I've written about this kind of thing before--that vote fraud does indeed exisit, and it usually takes the form of something like vote-buying (.pdf):
There is virtually universal agreement that absentee ballot fraud is the biggest problem, with vote buying and registration fraud coming in after that. The vote buying often comes in the form of payment for absentee ballots, although not always. Some absentee ballot fraud is part of an organized effort; some is by individuals, who sometimes are not even aware what they are doing is illegal. [. . .]

There is widespread but not unanimous consent that that is little polling place fraud, or at least much less than is claimed, including voter impersonation, "dead" voters, noncitizen voting and felon voting. [. . .] Jason Torchinsky from the American Center for Voting Rights is the only interviewee who believes that polling place fraud is widespread and among the most significant problems in the system.
(You should read up on that exception.)

Today we learn that vote buying may well explain why Alderman McGee won his recall election so easily:
A secret John Doe investigation into irregularities during the recall campaign of Ald.

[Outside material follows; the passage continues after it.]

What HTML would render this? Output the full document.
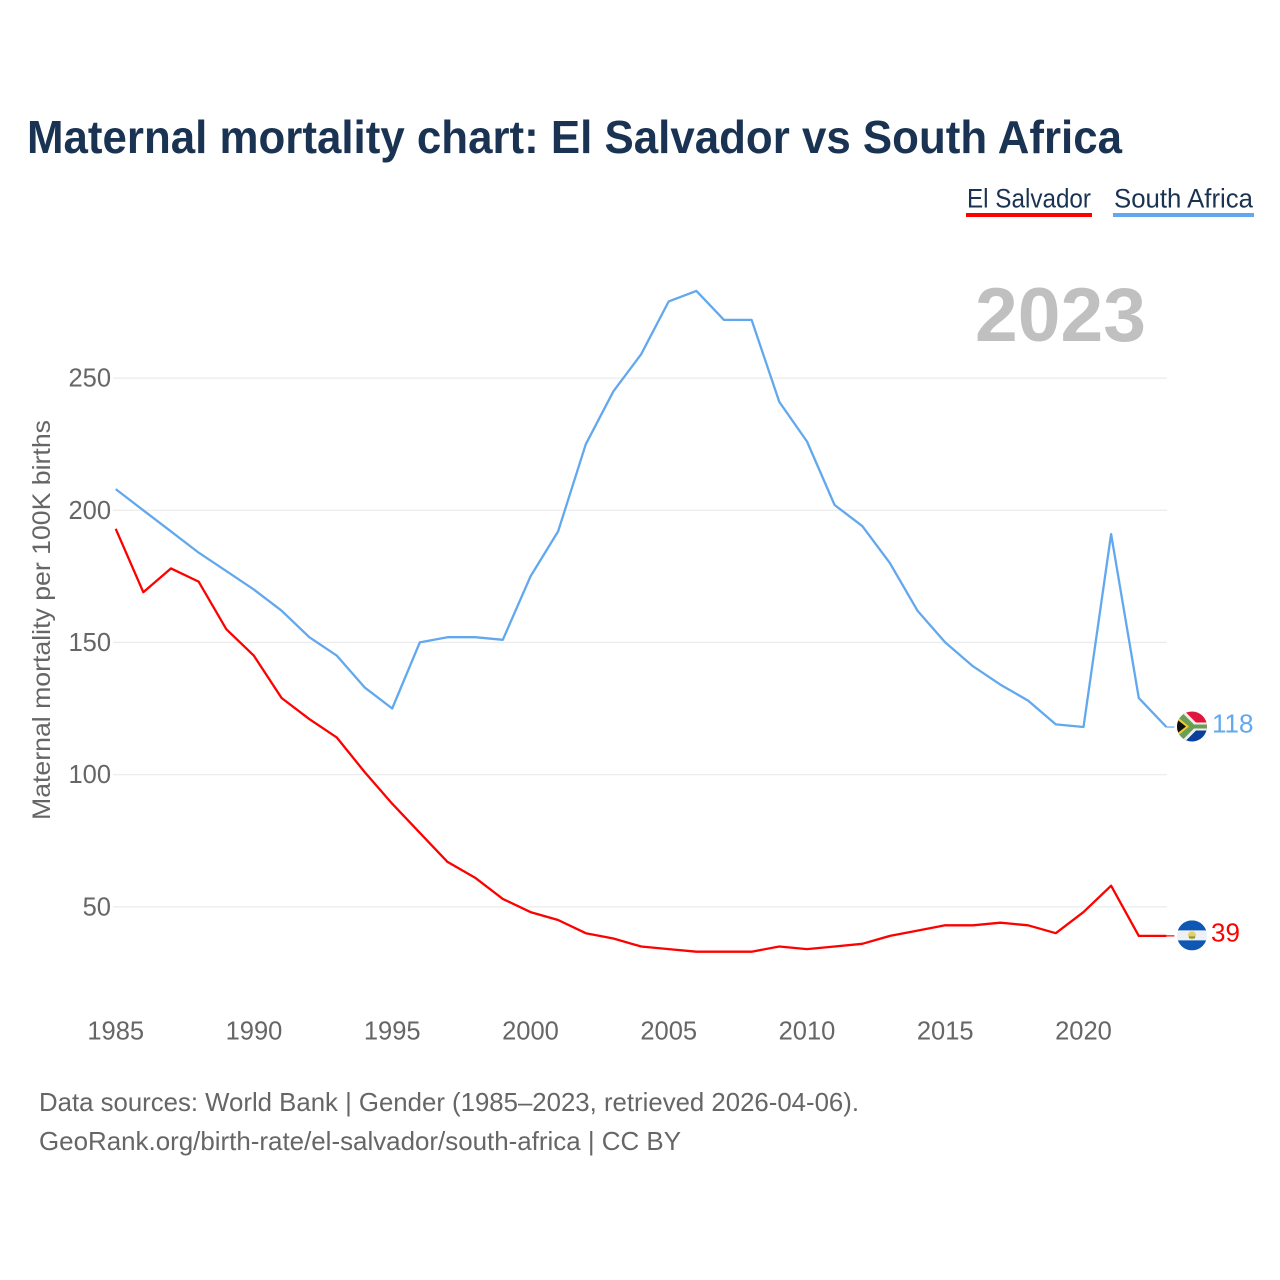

Michael McGee yielded its first criminal charges Thursday, against a McGee campaign worker accused of paying people to vote.

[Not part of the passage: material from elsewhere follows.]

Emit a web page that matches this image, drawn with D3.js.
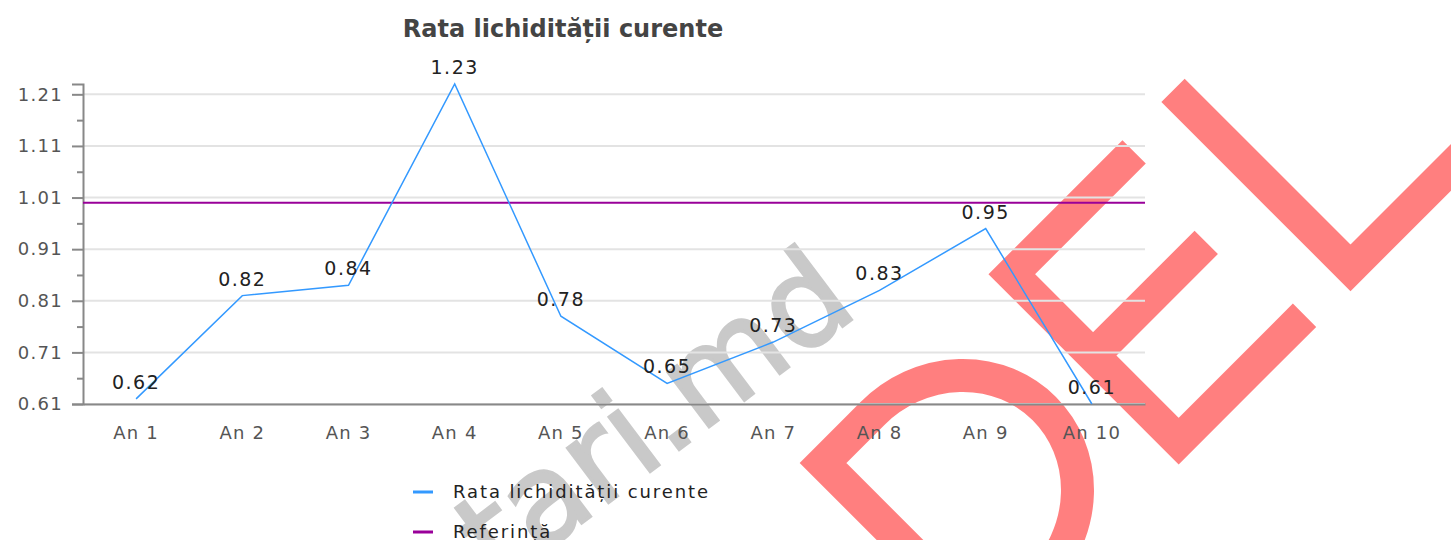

The criminal complaint says that Garrett L. Huff, believed to be McGee's uncle, was "acting in concert" with McGee when he paid people $5 to vote absentee in the recall. [. . .] McGee campaign fliers promised free food and drink to people who showed up at certain locations with an "I Voted" sticker, the complaint says. Instead of food, the voters got cash, the complaint says.

Three undercover police officers were paid to vote as part of the scheme, the complaint says, and a fourth, who claimed he couldn't vote because he was on parole, was given $5 for bringing one of the others. [. . .] If convicted, Huff faces a maximum penalty of 3 1/2 years in prison and a $10,000 fine.
This is exactly the kind of work that needs to be done to identify and punish people who are indeed organizing and committing vote fraud, and the DA should be commended for taking swift action here.

However, this case is also a reminder of why Republicans' efforts at reforming voting laws--limited almost exclusively to trying to pass a photo ID requirement--will do nothing to curb the real problems. None of the people who voted under the influence of Huff and McGee pretended to be anyone other than who they were, or to live somewhere they didn't, or to be eligible to vote when they were not. It is entirely probable that had a photo ID been in place, overall turnout would have been lower, with legitimate legal voters unable to vote, and these illegally bought votes would have carried even greater weight.

Most of all, though, we have Huff facing a maximum penalty of 3 1/2 years in prison and a $10,000 fine. Granted, that sort of thing is certainly enough to dissuade me from going against my ethics and trying something like this. However, it seems an insignificant penalty for tinkering with the very heart of our democratic system, the electoral process.

If Republicans were truly interested in stopping fraud--as opposed to stopping minority voters--they could take this opportunity to strengthen the laws against this kind of fraud, the kind of fraud that we know is real and that must be stopped.